Colourful look at the past and the future

Aziz Idris

When the COVID-19 pandemic started, it affected organisations’ operations as well as individuals – both employed and independent – across the sector.

It also had a substantial impact on the arts industry worldwide, including the creative community in Brunei Darussalam.

In an attempt to revive the local contemporary art scene, Creative Space Gallery in Sengkurong is showcasing an original installation artwork from three local artists – Faiq Airudin, Yasmin Jaidin, and Ian Chan. The theme of the exhibition is Contoh.

The three artists worked together and came up with an exhibition that explored Brunei’s manufacturing process; in the past and future.

Faiq Airudin, an advocator for sustainable creative art, has created two pieces of artwork, namely Berapa semeter? and Contoh. The latter is composed of 48 enamel-painted hangers with baju kurung, assorted cloth and threads hung on the wall.

His instillation depicts finished items in a tailor shop ready to be picked up. “We usually bring samples (contoh) to create new items of clothing.

“When we bring a Contoh, it makes us think if we actually know what an authentic baju kurung or baju melayu looks like?”

Art installations by Faiq Airudin. PHOTOS: AZIZ IDRIS
FROM LEFT: Yasmin Jaidin, Faiq Airudin, Curator and Manager of Creative Space Gallery Osveanne Osman and Ian Chan

Yasmin Jaidin’s work is called Titih. The installation, replicating a paddy field, was made from tulle, a lightweight fabric.

“Right up to the ’70s, my parent’s generation grew their own produce. The land near the current Berakas Secondary School was a community farm. Villagers grew paddy, vegetables, and fruits on that land,” said Yasmin.

“Brunei’s economy shifted between the 1960’s to the ’80s when oil was discovered. This changed our nation’s way of life.”

Yasmin hoped that viewers can appreciate and reflect on how the local community evolved through this installation.

She used light fabric for her sculpture, which represents the idea of convenient logistics. It also gave a sense of continuous voyage. The translucency and colour of the medium gives the sculpture an ethereal ambiance.
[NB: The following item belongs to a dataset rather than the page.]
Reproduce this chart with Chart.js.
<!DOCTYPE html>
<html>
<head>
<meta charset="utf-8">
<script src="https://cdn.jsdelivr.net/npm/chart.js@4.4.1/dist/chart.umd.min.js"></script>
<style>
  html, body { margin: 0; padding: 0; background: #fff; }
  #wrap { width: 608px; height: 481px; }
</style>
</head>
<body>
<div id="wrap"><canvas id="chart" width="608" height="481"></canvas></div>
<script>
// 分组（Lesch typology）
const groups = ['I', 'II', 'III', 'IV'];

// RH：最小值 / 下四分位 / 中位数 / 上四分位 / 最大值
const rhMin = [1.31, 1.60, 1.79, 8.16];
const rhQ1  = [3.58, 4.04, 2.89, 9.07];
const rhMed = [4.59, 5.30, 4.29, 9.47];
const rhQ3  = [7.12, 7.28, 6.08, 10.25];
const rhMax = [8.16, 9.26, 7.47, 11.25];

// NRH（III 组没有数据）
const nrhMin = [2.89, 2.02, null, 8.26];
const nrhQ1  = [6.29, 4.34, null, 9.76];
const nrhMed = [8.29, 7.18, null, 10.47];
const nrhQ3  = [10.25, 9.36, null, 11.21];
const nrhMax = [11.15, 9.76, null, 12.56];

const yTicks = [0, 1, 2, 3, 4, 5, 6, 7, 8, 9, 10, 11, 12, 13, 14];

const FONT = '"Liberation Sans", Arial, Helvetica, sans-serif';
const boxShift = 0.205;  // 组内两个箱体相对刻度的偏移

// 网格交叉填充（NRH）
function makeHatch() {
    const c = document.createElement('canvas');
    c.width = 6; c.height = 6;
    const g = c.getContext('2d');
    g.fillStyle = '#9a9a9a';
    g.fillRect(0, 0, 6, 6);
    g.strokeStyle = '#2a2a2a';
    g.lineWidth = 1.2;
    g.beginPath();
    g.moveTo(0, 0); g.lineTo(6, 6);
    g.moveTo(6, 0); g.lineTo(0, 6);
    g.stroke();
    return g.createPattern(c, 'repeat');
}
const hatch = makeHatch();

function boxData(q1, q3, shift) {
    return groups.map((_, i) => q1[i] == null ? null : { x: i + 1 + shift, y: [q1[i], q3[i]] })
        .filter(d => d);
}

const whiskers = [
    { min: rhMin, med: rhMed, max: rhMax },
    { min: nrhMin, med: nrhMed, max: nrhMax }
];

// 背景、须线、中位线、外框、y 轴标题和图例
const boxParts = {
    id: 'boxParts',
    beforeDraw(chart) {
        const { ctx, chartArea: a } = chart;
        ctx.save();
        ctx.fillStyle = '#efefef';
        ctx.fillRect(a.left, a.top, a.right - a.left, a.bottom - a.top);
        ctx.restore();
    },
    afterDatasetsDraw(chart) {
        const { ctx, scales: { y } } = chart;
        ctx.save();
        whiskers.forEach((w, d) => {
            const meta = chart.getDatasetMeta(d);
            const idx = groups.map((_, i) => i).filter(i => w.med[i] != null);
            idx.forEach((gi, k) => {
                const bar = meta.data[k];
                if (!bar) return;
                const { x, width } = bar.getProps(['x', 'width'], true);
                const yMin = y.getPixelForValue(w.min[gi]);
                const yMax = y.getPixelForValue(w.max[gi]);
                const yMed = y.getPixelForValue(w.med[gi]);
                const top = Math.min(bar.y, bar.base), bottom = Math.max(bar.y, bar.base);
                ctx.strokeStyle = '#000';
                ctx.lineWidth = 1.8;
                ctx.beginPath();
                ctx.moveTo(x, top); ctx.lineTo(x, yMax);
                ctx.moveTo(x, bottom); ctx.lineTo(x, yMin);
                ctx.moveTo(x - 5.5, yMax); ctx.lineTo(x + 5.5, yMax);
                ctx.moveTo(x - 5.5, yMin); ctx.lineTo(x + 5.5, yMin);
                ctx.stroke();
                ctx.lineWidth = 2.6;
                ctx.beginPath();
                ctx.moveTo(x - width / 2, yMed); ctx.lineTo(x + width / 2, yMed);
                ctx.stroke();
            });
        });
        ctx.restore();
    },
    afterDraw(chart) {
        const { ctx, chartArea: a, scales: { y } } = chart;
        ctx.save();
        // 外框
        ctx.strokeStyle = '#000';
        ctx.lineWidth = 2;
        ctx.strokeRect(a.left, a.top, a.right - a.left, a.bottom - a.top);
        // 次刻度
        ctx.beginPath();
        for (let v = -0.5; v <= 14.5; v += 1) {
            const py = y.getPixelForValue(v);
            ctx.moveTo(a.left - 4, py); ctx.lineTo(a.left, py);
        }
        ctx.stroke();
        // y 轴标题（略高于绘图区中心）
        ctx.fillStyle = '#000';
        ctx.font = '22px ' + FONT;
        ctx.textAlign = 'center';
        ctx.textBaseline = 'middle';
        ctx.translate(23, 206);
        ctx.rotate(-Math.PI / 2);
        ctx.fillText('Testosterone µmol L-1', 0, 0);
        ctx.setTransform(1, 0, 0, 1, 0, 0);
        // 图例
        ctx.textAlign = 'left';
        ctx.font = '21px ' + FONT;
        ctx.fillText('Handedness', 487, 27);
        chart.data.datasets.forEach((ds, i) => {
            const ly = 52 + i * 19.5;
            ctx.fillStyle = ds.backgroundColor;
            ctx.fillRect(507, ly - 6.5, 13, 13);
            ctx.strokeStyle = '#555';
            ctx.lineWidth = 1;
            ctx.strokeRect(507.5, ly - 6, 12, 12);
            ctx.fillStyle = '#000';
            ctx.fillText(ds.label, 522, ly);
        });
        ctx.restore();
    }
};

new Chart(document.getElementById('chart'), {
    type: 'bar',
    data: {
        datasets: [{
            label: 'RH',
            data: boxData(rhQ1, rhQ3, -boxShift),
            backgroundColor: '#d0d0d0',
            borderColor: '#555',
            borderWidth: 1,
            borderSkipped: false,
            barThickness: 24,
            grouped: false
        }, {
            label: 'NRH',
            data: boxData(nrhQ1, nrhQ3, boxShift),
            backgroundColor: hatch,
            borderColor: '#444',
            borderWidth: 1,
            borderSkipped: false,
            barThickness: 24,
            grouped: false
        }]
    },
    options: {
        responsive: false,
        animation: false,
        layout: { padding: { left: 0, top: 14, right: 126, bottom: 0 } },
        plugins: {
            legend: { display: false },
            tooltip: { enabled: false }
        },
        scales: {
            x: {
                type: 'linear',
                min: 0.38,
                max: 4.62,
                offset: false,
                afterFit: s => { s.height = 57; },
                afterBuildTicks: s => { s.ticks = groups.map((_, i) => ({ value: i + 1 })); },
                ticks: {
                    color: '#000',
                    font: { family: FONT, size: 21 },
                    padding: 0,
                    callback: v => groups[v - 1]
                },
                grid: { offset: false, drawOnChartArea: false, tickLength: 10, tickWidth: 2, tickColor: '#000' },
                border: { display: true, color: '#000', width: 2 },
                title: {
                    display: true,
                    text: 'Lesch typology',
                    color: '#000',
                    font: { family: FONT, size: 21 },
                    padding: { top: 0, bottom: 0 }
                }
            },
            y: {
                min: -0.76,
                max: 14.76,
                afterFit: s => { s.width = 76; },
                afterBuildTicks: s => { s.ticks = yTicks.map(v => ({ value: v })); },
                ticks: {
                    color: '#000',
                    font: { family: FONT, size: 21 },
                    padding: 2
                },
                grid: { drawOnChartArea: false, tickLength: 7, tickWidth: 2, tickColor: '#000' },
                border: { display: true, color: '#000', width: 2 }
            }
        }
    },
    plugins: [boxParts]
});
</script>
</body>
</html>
Meanwhile, Ian Chan’s installation dubbed Setin Santan, featured a video projection of Bandar Seri Begawan. In front of the projector was a tub, filled with water and oil, with a leaking faucet that drips into a basin.

Ian said that his piece illustrates the societal heterogeneity of Brunei, which the oil and gas has indirectly created.
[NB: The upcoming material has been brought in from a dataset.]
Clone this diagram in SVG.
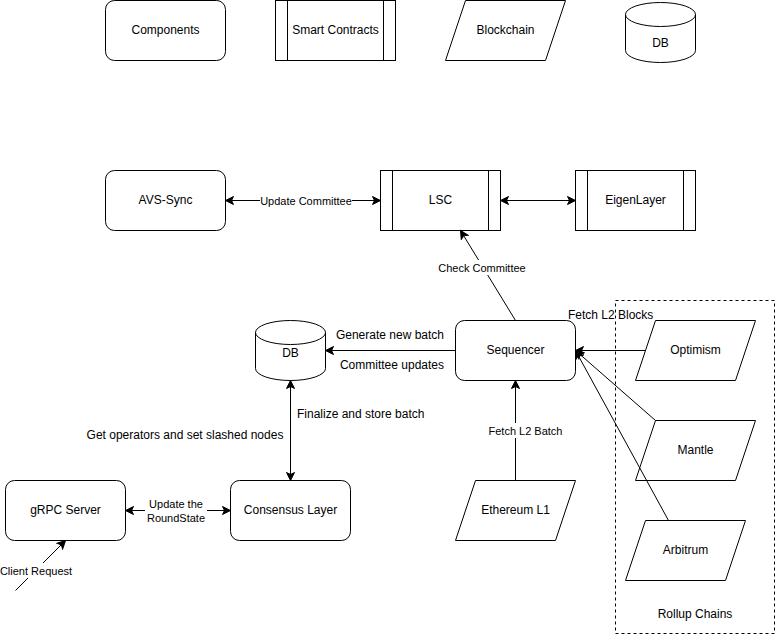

The Curator and Manager of Creative Space Gallery Osveanne Osman hopes to provide the public an opportunity to witness an extraordinary art instillation on par with those of museums and art galleries abroad.

In an effort to encourage the public to experience the local contemporary art, exhibition has been extended to August 9. The public is encouraged to book their slots on the BruHealth app and adhere to the rules and regulations set by the Ministry of Health.